Developments in China’s Financial Sector
Of particular importance to the UK is the commitment to make the Yuan freely tradeable and usable by 2020. This will require a roll-back in restrictions on capital account transactions and a policy that is supportive of overseas investment, especially in the non-state sector, as a means of easing capital account imbalances.
There have however specific challenges in meeting these targets:
Recent data point to a continued fall in China’s foreign currency reserves. These stood at US$3.51 trillion at the end of September compared to a peak of 3.99 trillion in June 2014.
A slowdown in the growth of social financing (China’s preferred monetary aggregate) for the first three quarters of 2015 comparted to the same period in 2014 and a contraction in off-balance sheet lending is likely to increase caution
A further reduction in interest rates by 0.25 percentage points and cuts to the bank reserve requirement ratio by 0.5 percentage points indicates that China’s central bank remains concerned about the cost and availability of credit
A continued reliance on loan finance indicates limited progress in creating more diversified financial markets
Double digit increases in RMB lending no longer appear to be having a big effect on employment creation.
Despite these challenges, reform of the financial system remains a key part of the NDRC’s annual economic reform plan released in April of this year. This was echoed in a pledge by the governor of the People’s Bank in March 2015 to accelerate market reforms and the usual commitments to open up of capital markets make the Yuan convertible on the capital account.
While significant progress has been made in terms of liberalising the interest rate, officials remain frustrated with the administrative mentality of commercial banks. The real problem continues to be the slow progress in reforming the structure of capital markets.
Prospects for the UK
Rapid economic growth has increased the costs of capital controls. Controls act as a barrier to such policy objectives as the internationalisation of the RMB and the targets to raise the share of services in economic activity. The UK is well positioned to gain from these changes. But it has been slow to move. China has been promoting the wider the use of RMB in trade settlement and investment since 2009.
The allocation of an 80 billion yuan quota under the Renminbi Qualified Foreign Institutional Investor (RQFII) scheme alongside the permission for Chinese banks to establish branches in the UK represents a tentative first step. The preference among Chinese banks for branch status indicates a strategic wish for greater operational independence. A slowdown in loan growth in China and the prospect of further interest rate reform in the Chinese market has constrained domestic growth opportunities. In contrast, state banks have been aggressively growing their loan books in overseas.
One of the biggest threats to the UK in this area is competition from other financial centres.
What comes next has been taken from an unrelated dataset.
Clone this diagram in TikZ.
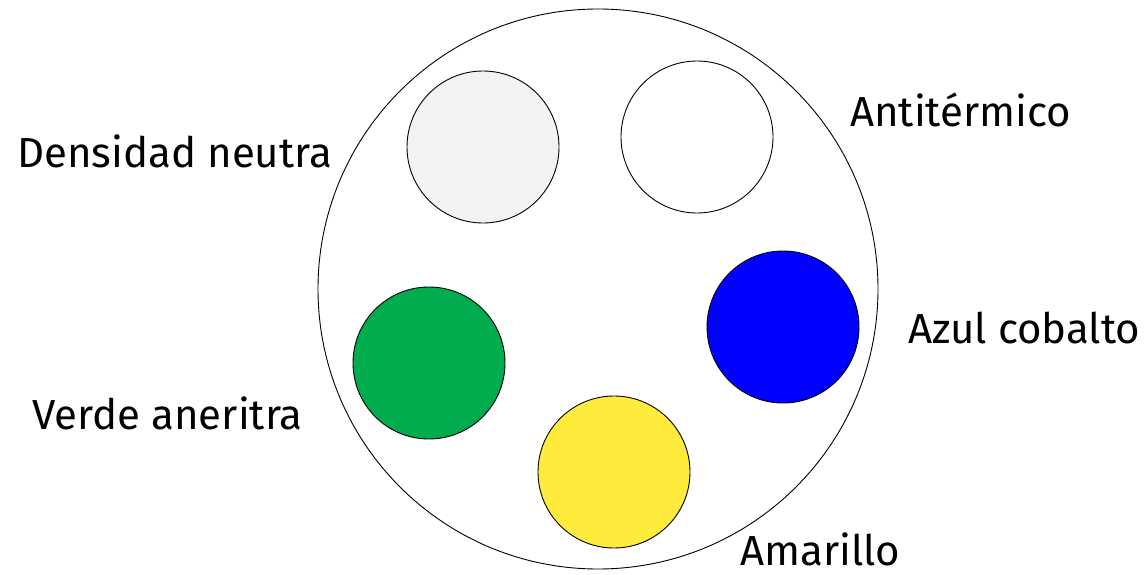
\documentclass[tikz,border=0pt]{standalone}
\usepackage{fontspec}
\setmainfont{Fira Sans}
\definecolor{lgray}{HTML}{F2F2F2}
\definecolor{vgreen}{HTML}{00AC4E}
\definecolor{cblue}{HTML}{0000FF}
\definecolor{yel}{HTML}{FFEB3B}
\begin{document}
\begin{tikzpicture}[x=1pt,y=-1pt,
  disc/.style={circle,draw=black,line width=0.9pt,minimum size=152pt,inner sep=0pt},
  lbl/.style={anchor=base west,inner sep=0pt,font=\fontsize{42}{48}\selectfont}]
\useasboundingbox (0,0) rectangle (1148,575);
\node[circle,draw=black,line width=0.9pt,minimum size=560pt,inner sep=0pt] (big) at (598,289) {};
\node[disc,fill=lgray] (gray) at (483,147) {};
\node[disc,fill=white] (white) at (697,137) {};
\node[disc,fill=cblue] (blue) at (783,327) {};
\node[disc,fill=vgreen] (green) at (429,363) {};
\node[disc,fill=yel] (yellow) at (614,472) {};
\node[lbl] (t1) at (17,167) {Densidad neutra};
\node[lbl] (t2) at (850,127) {Antitérmico};
\node[lbl] (t3) at (908,343) {Azul cobalto};
\node[lbl] (t4) at (32,429) {Verde aneritra};
\node[lbl] (t5) at (740,565) {Amarillo};
\end{tikzpicture}
\end{document}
These include Singapore and Taiwan as well as domestic Chinese competitors such as Shanghai and Qianhai (Shenzhen’s financial centre). The lessons of Hong Kong may be instructive in this regard. Hong Kong consistently ranks as one of the world best places to do business. It has maintained this position despite the well-publicised target of turning Shanghai into a global RMB settlement centre. Although Hong Kong is the main offshore centre for RMB deposits, Hong Kong’s emergence was built not on the sophisticated financial products it could offer, rather on the more prosaic function of trade settlement. Hong Kong also offers a window on the likely challenges that come with an offshore market for what remains a non-convertible currency.